__Data excerpt__:
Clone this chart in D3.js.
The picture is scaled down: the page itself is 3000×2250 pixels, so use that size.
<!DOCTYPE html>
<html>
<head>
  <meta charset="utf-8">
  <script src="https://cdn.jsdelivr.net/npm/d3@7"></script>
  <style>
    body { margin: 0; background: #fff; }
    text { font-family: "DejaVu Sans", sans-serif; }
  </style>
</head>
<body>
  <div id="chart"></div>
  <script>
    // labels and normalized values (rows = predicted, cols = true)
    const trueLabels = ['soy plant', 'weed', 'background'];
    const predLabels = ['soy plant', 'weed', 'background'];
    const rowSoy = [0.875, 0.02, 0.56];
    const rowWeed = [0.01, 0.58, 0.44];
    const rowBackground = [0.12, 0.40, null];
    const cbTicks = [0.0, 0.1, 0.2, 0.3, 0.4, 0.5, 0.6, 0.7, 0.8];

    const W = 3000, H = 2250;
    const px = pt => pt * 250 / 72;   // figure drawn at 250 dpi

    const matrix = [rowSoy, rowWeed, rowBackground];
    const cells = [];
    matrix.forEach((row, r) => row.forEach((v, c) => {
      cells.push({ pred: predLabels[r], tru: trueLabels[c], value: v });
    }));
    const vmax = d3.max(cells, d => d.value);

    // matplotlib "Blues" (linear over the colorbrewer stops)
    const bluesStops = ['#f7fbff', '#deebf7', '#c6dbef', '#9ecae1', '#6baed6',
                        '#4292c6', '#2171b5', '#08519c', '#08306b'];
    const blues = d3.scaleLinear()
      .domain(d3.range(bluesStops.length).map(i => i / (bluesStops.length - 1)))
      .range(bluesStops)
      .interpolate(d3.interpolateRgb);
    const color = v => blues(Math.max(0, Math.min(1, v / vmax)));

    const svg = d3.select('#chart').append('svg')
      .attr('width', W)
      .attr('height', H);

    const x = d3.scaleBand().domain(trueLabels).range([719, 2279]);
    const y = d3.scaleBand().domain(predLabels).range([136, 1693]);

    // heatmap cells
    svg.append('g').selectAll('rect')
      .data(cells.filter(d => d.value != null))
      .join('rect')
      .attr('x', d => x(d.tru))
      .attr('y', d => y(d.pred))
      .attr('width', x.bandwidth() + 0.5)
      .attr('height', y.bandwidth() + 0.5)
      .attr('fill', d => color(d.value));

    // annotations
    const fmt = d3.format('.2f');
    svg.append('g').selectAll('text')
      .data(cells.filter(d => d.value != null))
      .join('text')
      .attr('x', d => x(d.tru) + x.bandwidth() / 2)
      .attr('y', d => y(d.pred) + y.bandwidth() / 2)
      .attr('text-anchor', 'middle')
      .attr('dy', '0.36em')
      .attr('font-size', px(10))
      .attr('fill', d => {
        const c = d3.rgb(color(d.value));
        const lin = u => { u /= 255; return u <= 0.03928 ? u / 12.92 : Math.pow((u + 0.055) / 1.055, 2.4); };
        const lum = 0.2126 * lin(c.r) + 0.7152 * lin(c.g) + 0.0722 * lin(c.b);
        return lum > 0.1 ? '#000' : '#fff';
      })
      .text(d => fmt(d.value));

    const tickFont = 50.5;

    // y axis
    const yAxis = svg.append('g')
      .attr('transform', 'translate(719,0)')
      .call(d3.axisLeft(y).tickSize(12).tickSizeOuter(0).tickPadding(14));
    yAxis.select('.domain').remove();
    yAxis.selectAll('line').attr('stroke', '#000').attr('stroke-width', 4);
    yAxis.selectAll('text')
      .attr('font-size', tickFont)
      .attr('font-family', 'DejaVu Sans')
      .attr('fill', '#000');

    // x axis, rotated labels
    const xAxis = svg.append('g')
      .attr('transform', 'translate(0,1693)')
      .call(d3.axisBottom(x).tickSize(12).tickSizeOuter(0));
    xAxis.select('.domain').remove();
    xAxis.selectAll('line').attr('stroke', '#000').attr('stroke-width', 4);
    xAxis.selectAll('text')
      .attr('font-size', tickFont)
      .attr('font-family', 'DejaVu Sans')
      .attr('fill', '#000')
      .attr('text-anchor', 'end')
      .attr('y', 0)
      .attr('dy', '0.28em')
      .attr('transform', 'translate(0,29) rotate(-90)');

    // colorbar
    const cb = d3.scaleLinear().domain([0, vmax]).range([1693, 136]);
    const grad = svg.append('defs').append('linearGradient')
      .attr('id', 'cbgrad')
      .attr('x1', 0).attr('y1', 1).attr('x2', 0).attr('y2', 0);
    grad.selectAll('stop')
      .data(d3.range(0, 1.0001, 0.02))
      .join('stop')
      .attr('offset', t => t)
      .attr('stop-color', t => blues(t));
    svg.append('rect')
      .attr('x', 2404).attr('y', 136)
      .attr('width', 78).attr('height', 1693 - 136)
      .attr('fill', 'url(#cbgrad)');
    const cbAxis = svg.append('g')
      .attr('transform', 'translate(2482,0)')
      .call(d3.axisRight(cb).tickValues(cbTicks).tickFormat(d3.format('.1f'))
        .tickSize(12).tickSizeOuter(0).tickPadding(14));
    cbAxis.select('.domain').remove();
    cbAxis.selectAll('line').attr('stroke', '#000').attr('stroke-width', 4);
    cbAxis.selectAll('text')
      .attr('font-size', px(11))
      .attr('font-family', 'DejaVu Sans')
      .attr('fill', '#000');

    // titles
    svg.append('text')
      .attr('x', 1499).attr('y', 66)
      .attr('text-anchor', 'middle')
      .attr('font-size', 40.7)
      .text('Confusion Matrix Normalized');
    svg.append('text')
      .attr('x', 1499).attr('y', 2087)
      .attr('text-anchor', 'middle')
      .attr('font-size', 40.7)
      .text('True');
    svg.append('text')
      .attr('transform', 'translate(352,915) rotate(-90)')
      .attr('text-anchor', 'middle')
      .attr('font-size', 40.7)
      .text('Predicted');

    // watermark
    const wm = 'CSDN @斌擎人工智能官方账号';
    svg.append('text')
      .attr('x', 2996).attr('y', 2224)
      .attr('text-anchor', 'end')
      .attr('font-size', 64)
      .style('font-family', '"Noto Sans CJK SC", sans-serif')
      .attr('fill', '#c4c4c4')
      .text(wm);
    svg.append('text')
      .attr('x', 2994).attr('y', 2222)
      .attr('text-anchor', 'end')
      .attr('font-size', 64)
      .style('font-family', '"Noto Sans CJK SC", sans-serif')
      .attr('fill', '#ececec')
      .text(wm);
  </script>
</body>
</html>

__Your objective__:
Repeat the preceding lines exactly, please, every one of them.

__Reply to the exercise__:
Clone this chart in D3.js.
The picture is scaled down: the page itself is 3000×2250 pixels, so use that size.
<!DOCTYPE html>
<html>
<head>
  <meta charset="utf-8">
  <script src="https://cdn.jsdelivr.net/npm/d3@7"></script>
  <style>
    body { margin: 0; background: #fff; }
    text { font-family: "DejaVu Sans", sans-serif; }
  </style>
</head>
<body>
  <div id="chart"></div>
  <script>
    // labels and normalized values (rows = predicted, cols = true)
    const trueLabels = ['soy plant', 'weed', 'background'];
    const predLabels = ['soy plant', 'weed', 'background'];
    const rowSoy = [0.875, 0.02, 0.56];
    const rowWeed = [0.01, 0.58, 0.44];
    const rowBackground = [0.12, 0.40, null];
    const cbTicks = [0.0, 0.1, 0.2, 0.3, 0.4, 0.5, 0.6, 0.7, 0.8];

    const W = 3000, H = 2250;
    const px = pt => pt * 250 / 72;   // figure drawn at 250 dpi

    const matrix = [rowSoy, rowWeed, rowBackground];
    const cells = [];
    matrix.forEach((row, r) => row.forEach((v, c) => {
      cells.push({ pred: predLabels[r], tru: trueLabels[c], value: v });
    }));
    const vmax = d3.max(cells, d => d.value);

    // matplotlib "Blues" (linear over the colorbrewer stops)
    const bluesStops = ['#f7fbff', '#deebf7', '#c6dbef', '#9ecae1', '#6baed6',
                        '#4292c6', '#2171b5', '#08519c', '#08306b'];
    const blues = d3.scaleLinear()
      .domain(d3.range(bluesStops.length).map(i => i / (bluesStops.length - 1)))
      .range(bluesStops)
      .interpolate(d3.interpolateRgb);
    const color = v => blues(Math.max(0, Math.min(1, v / vmax)));

    const svg = d3.select('#chart').append('svg')
      .attr('width', W)
      .attr('height', H);

    const x = d3.scaleBand().domain(trueLabels).range([719, 2279]);
    const y = d3.scaleBand().domain(predLabels).range([136, 1693]);

    // heatmap cells
    svg.append('g').selectAll('rect')
      .data(cells.filter(d => d.value != null))
      .join('rect')
      .attr('x', d => x(d.tru))
      .attr('y', d => y(d.pred))
      .attr('width', x.bandwidth() + 0.5)
      .attr('height', y.bandwidth() + 0.5)
      .attr('fill', d => color(d.value));

    // annotations
    const fmt = d3.format('.2f');
    svg.append('g').selectAll('text')
      .data(cells.filter(d => d.value != null))
      .join('text')
      .attr('x', d => x(d.tru) + x.bandwidth() / 2)
      .attr('y', d => y(d.pred) + y.bandwidth() / 2)
      .attr('text-anchor', 'middle')
      .attr('dy', '0.36em')
      .attr('font-size', px(10))
      .attr('fill', d => {
        const c = d3.rgb(color(d.value));
        const lin = u => { u /= 255; return u <= 0.03928 ? u / 12.92 : Math.pow((u + 0.055) / 1.055, 2.4); };
        const lum = 0.2126 * lin(c.r) + 0.7152 * lin(c.g) + 0.0722 * lin(c.b);
        return lum > 0.1 ? '#000' : '#fff';
      })
      .text(d => fmt(d.value));

    const tickFont = 50.5;

    // y axis
    const yAxis = svg.append('g')
      .attr('transform', 'translate(719,0)')
      .call(d3.axisLeft(y).tickSize(12).tickSizeOuter(0).tickPadding(14));
    yAxis.select('.domain').remove();
    yAxis.selectAll('line').attr('stroke', '#000').attr('stroke-width', 4);
    yAxis.selectAll('text')
      .attr('font-size', tickFont)
      .attr('font-family', 'DejaVu Sans')
      .attr('fill', '#000');

    // x axis, rotated labels
    const xAxis = svg.append('g')
      .attr('transform', 'translate(0,1693)')
      .call(d3.axisBottom(x).tickSize(12).tickSizeOuter(0));
    xAxis.select('.domain').remove();
    xAxis.selectAll('line').attr('stroke', '#000').attr('stroke-width', 4);
    xAxis.selectAll('text')
      .attr('font-size', tickFont)
      .attr('font-family', 'DejaVu Sans')
      .attr('fill', '#000')
      .attr('text-anchor', 'end')
      .attr('y', 0)
      .attr('dy', '0.28em')
      .attr('transform', 'translate(0,29) rotate(-90)');

    // colorbar
    const cb = d3.scaleLinear().domain([0, vmax]).range([1693, 136]);
    const grad = svg.append('defs').append('linearGradient')
      .attr('id', 'cbgrad')
      .attr('x1', 0).attr('y1', 1).attr('x2', 0).attr('y2', 0);
    grad.selectAll('stop')
      .data(d3.range(0, 1.0001, 0.02))
      .join('stop')
      .attr('offset', t => t)
      .attr('stop-color', t => blues(t));
    svg.append('rect')
      .attr('x', 2404).attr('y', 136)
      .attr('width', 78).attr('height', 1693 - 136)
      .attr('fill', 'url(#cbgrad)');
    const cbAxis = svg.append('g')
      .attr('transform', 'translate(2482,0)')
      .call(d3.axisRight(cb).tickValues(cbTicks).tickFormat(d3.format('.1f'))
        .tickSize(12).tickSizeOuter(0).tickPadding(14));
    cbAxis.select('.domain').remove();
    cbAxis.selectAll('line').attr('stroke', '#000').attr('stroke-width', 4);
    cbAxis.selectAll('text')
      .attr('font-size', px(11))
      .attr('font-family', 'DejaVu Sans')
      .attr('fill', '#000');

    // titles
    svg.append('text')
      .attr('x', 1499).attr('y', 66)
      .attr('text-anchor', 'middle')
      .attr('font-size', 40.7)
      .text('Confusion Matrix Normalized');
    svg.append('text')
      .attr('x', 1499).attr('y', 2087)
      .attr('text-anchor', 'middle')
      .attr('font-size', 40.7)
      .text('True');
    svg.append('text')
      .attr('transform', 'translate(352,915) rotate(-90)')
      .attr('text-anchor', 'middle')
      .attr('font-size', 40.7)
      .text('Predicted');

    // watermark
    const wm = 'CSDN @斌擎人工智能官方账号';
    svg.append('text')
      .attr('x', 2996).attr('y', 2224)
      .attr('text-anchor', 'end')
      .attr('font-size', 64)
      .style('font-family', '"Noto Sans CJK SC", sans-serif')
      .attr('fill', '#c4c4c4')
      .text(wm);
    svg.append('text')
      .attr('x', 2994).attr('y', 2222)
      .attr('text-anchor', 'end')
      .attr('font-size', 64)
      .style('font-family', '"Noto Sans CJK SC", sans-serif')
      .attr('fill', '#ececec')
      .text(wm);
  </script>
</body>
</html>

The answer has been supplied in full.